__What the exercise asks__:
Carry none of the pictures over; set down the material below exactly.

------ Recorded information

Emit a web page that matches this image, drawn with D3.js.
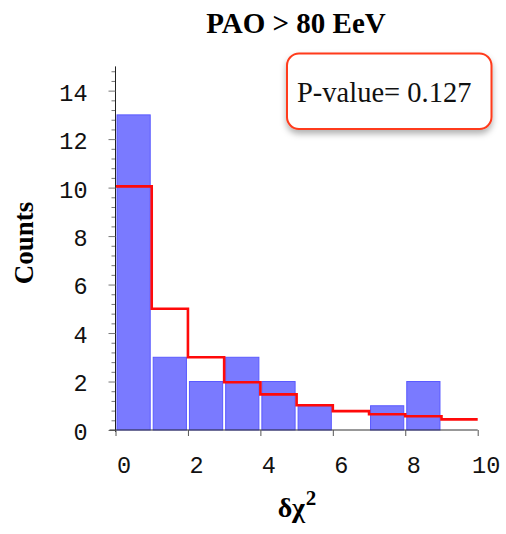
<!DOCTYPE html>
<html>
<head>
<meta charset="utf-8">
<script src="https://cdn.jsdelivr.net/npm/d3@7/dist/d3.min.js"></script>
<style>
  html, body { margin: 0; padding: 0; background: #fff; }
  svg { display: block; }
</style>
</head>
<body>
<script>
// Histogram of delta chi-square values with the expected distribution overlaid
const binStarts = [0, 1, 2, 3, 4, 5, 6, 7, 8, 9];
const binWidth = 1;
const counts = [13, 3, 2, 3, 2, 1, 0, 1, 2, 0];
const expected = [10.05, 5.0, 3.0, 1.97, 1.47, 1.02, 0.78, 0.65, 0.57, 0.44];
const xTicks = [0, 2, 4, 6, 8, 10];
const yTicks = [0, 2, 4, 6, 8, 10, 12, 14];
const titleText = "PAO > 80 EeV";
const pValueText = "P-value= 0.127";

const W = 506, H = 534;
const svg = d3.select("body").append("svg").attr("width", W).attr("height", H);

const x = d3.scaleLinear().domain([0, 10]).range([115.5, 477.7]);
const y = d3.scaleLinear().domain([0, 15]).range([430, 66.4]);

const serif = "'Liberation Serif', 'Times New Roman', serif";
const mono = "'Liberation Mono', 'DejaVu Sans Mono', monospace";

// shadow for the annotation box
const defs = svg.append("defs");
const f = defs.append("filter").attr("id", "shadow").attr("x", "-20%").attr("y", "-20%").attr("width", "140%").attr("height", "160%");
f.append("feDropShadow").attr("dx", 0).attr("dy", 4).attr("stdDeviation", 3).attr("flood-color", "#000").attr("flood-opacity", 0.3);

// bars
svg.append("g").selectAll("rect")
  .data(binStarts.map((b, i) => ({ b, c: counts[i] })).filter(d => d.c > 0))
  .join("rect")
  .attr("x", d => x(d.b) + 1.5)
  .attr("width", d => x(d.b + binWidth) - x(d.b) - 3)
  .attr("y", d => y(d.c))
  .attr("height", d => y(0) - y(d.c))
  .attr("fill", "#7a7aff")
  .attr("stroke", "#5a5aff")
  .attr("stroke-width", 1);

// expected distribution as a step line
const stepPts = binStarts.map((b, i) => [b, expected[i]]);
stepPts.push([binStarts[binStarts.length - 1] + binWidth, expected[expected.length - 1]]);
svg.append("path")
  .datum(stepPts)
  .attr("d", d3.line().x(d => x(d[0])).y(d => y(d[1])).curve(d3.curveStepAfter))
  .attr("fill", "none")
  .attr("stroke", "#ff0a0a")
  .attr("stroke-width", 2.6);

// y axis: major ticks every 2, minor every 0.4
const yMinor = d3.range(0, 14.81, 0.4).filter(v => Math.abs(v / 2 - Math.round(v / 2)) > 1e-6);
const yAxisG = svg.append("g").attr("transform", `translate(${x(0)},0)`);
yAxisG.call(d3.axisLeft(y).tickValues(yMinor).tickSize(4).tickFormat(""))
  .call(g => g.select(".domain").remove())
  .call(g => g.selectAll(".tick line").attr("stroke", "#777"));
const yMajorG = svg.append("g").attr("transform", `translate(${x(0)},0)`);
yMajorG.call(d3.axisLeft(y).tickValues(yTicks).tickSize(7).tickPadding(21).tickSizeOuter(0))
  .call(g => g.select(".domain").attr("stroke", "#222").attr("d", `M0,${y(15)}V${y(0) + 2}`))
  .call(g => g.selectAll(".tick line").attr("stroke", "#777"))
  .call(g => g.selectAll(".tick text").attr("font-family", mono).attr("font-size", 23.5).attr("fill", "#111").attr("dy", "0.4em"));

// x axis
const xAxisG = svg.append("g").attr("transform", `translate(0,${y(0)})`);
xAxisG.call(d3.axisBottom(x).tickValues(xTicks).tickSize(6).tickPadding(20).tickSizeOuter(0))
  .call(g => g.select(".domain").attr("stroke", "#333").attr("d", `M${x(0) - 6},0H${x(10)}`))
  .call(g => g.selectAll(".tick line").attr("stroke", "#555"))
  .call(g => g.selectAll(".tick text").attr("font-family", mono).attr("font-size", 23.5).attr("fill", "#111").attr("dx", 8));

// title
svg.append("text")
  .attr("x", 296).attr("y", 33)
  .attr("text-anchor", "middle")
  .attr("font-family", serif).attr("font-weight", "bold").attr("font-size", 29)
  .text(titleText);

// axis titles
const xt = svg.append("text")
  .attr("x", 297).attr("y", 517)
  .attr("text-anchor", "middle")
  .attr("font-family", serif).attr("font-weight", "bold").attr("font-size", 28);
xt.append("tspan").text("δχ");
xt.append("tspan").attr("font-size", 21).attr("dy", -12).attr("dx", 1).text("2");

svg.append("text")
  .attr("transform", "translate(33,243) rotate(-90)")
  .attr("text-anchor", "middle")
  .attr("font-family", serif).attr("font-weight", "bold").attr("font-size", 27)
  .text("Counts");

// annotation box
svg.append("rect")
  .attr("x", 287).attr("y", 53.5).attr("width", 204.5).attr("height", 75.5)
  .attr("rx", 12).attr("ry", 12)
  .attr("fill", "#fff").attr("stroke", "#ff3a1a").attr("stroke-width", 2)
  .attr("filter", "url(#shadow)");
svg.append("text")
  .attr("x", 297).attr("y", 101.5)
  .attr("font-family", serif).attr("font-size", 28.5).attr("fill", "#111")
  .text(pValueText);
</script>
</body>
</html>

------------

__Response to this exercise__:
Emit a web page that matches this image, drawn with D3.js.
<!DOCTYPE html>
<html>
<head>
<meta charset="utf-8">
<script src="https://cdn.jsdelivr.net/npm/d3@7/dist/d3.min.js"></script>
<style>
  html, body { margin: 0; padding: 0; background: #fff; }
  svg { display: block; }
</style>
</head>
<body>
<script>
// Histogram of delta chi-square values with the expected distribution overlaid
const binStarts = [0, 1, 2, 3, 4, 5, 6, 7, 8, 9];
const binWidth = 1;
const counts = [13, 3, 2, 3, 2, 1, 0, 1, 2, 0];
const expected = [10.05, 5.0, 3.0, 1.97, 1.47, 1.02, 0.78, 0.65, 0.57, 0.44];
const xTicks = [0, 2, 4, 6, 8, 10];
const yTicks = [0, 2, 4, 6, 8, 10, 12, 14];
const titleText = "PAO > 80 EeV";
const pValueText = "P-value= 0.127";

const W = 506, H = 534;
const svg = d3.select("body").append("svg").attr("width", W).attr("height", H);

const x = d3.scaleLinear().domain([0, 10]).range([115.5, 477.7]);
const y = d3.scaleLinear().domain([0, 15]).range([430, 66.4]);

const serif = "'Liberation Serif', 'Times New Roman', serif";
const mono = "'Liberation Mono', 'DejaVu Sans Mono', monospace";

// shadow for the annotation box
const defs = svg.append("defs");
const f = defs.append("filter").attr("id", "shadow").attr("x", "-20%").attr("y", "-20%").attr("width", "140%").attr("height", "160%");
f.append("feDropShadow").attr("dx", 0).attr("dy", 4).attr("stdDeviation", 3).attr("flood-color", "#000").attr("flood-opacity", 0.3);

// bars
svg.append("g").selectAll("rect")
  .data(binStarts.map((b, i) => ({ b, c: counts[i] })).filter(d => d.c > 0))
  .join("rect")
  .attr("x", d => x(d.b) + 1.5)
  .attr("width", d => x(d.b + binWidth) - x(d.b) - 3)
  .attr("y", d => y(d.c))
  .attr("height", d => y(0) - y(d.c))
  .attr("fill", "#7a7aff")
  .attr("stroke", "#5a5aff")
  .attr("stroke-width", 1);

// expected distribution as a step line
const stepPts = binStarts.map((b, i) => [b, expected[i]]);
stepPts.push([binStarts[binStarts.length - 1] + binWidth, expected[expected.length - 1]]);
svg.append("path")
  .datum(stepPts)
  .attr("d", d3.line().x(d => x(d[0])).y(d => y(d[1])).curve(d3.curveStepAfter))
  .attr("fill", "none")
  .attr("stroke", "#ff0a0a")
  .attr("stroke-width", 2.6);

// y axis: major ticks every 2, minor every 0.4
const yMinor = d3.range(0, 14.81, 0.4).filter(v => Math.abs(v / 2 - Math.round(v / 2)) > 1e-6);
const yAxisG = svg.append("g").attr("transform", `translate(${x(0)},0)`);
yAxisG.call(d3.axisLeft(y).tickValues(yMinor).tickSize(4).tickFormat(""))
  .call(g => g.select(".domain").remove())
  .call(g => g.selectAll(".tick line").attr("stroke", "#777"));
const yMajorG = svg.append("g").attr("transform", `translate(${x(0)},0)`);
yMajorG.call(d3.axisLeft(y).tickValues(yTicks).tickSize(7).tickPadding(21).tickSizeOuter(0))
  .call(g => g.select(".domain").attr("stroke", "#222").attr("d", `M0,${y(15)}V${y(0) + 2}`))
  .call(g => g.selectAll(".tick line").attr("stroke", "#777"))
  .call(g => g.selectAll(".tick text").attr("font-family", mono).attr("font-size", 23.5).attr("fill", "#111").attr("dy", "0.4em"));

// x axis
const xAxisG = svg.append("g").attr("transform", `translate(0,${y(0)})`);
xAxisG.call(d3.axisBottom(x).tickValues(xTicks).tickSize(6).tickPadding(20).tickSizeOuter(0))
  .call(g => g.select(".domain").attr("stroke", "#333").attr("d", `M${x(0) - 6},0H${x(10)}`))
  .call(g => g.selectAll(".tick line").attr("stroke", "#555"))
  .call(g => g.selectAll(".tick text").attr("font-family", mono).attr("font-size", 23.5).attr("fill", "#111").attr("dx", 8));

// title
svg.append("text")
  .attr("x", 296).attr("y", 33)
  .attr("text-anchor", "middle")
  .attr("font-family", serif).attr("font-weight", "bold").attr("font-size", 29)
  .text(titleText);

// axis titles
const xt = svg.append("text")
  .attr("x", 297).attr("y", 517)
  .attr("text-anchor", "middle")
  .attr("font-family", serif).attr("font-weight", "bold").attr("font-size", 28);
xt.append("tspan").text("δχ");
xt.append("tspan").attr("font-size", 21).attr("dy", -12).attr("dx", 1).text("2");

svg.append("text")
  .attr("transform", "translate(33,243) rotate(-90)")
  .attr("text-anchor", "middle")
  .attr("font-family", serif).attr("font-weight", "bold").attr("font-size", 27)
  .text("Counts");

// annotation box
svg.append("rect")
  .attr("x", 287).attr("y", 53.5).attr("width", 204.5).attr("height", 75.5)
  .attr("rx", 12).attr("ry", 12)
  .attr("fill", "#fff").attr("stroke", "#ff3a1a").attr("stroke-width", 2)
  .attr("filter", "url(#shadow)");
svg.append("text")
  .attr("x", 297).attr("y", 101.5)
  .attr("font-family", serif).attr("font-size", 28.5).attr("fill", "#111")
  .text(pValueText);
</script>
</body>
</html>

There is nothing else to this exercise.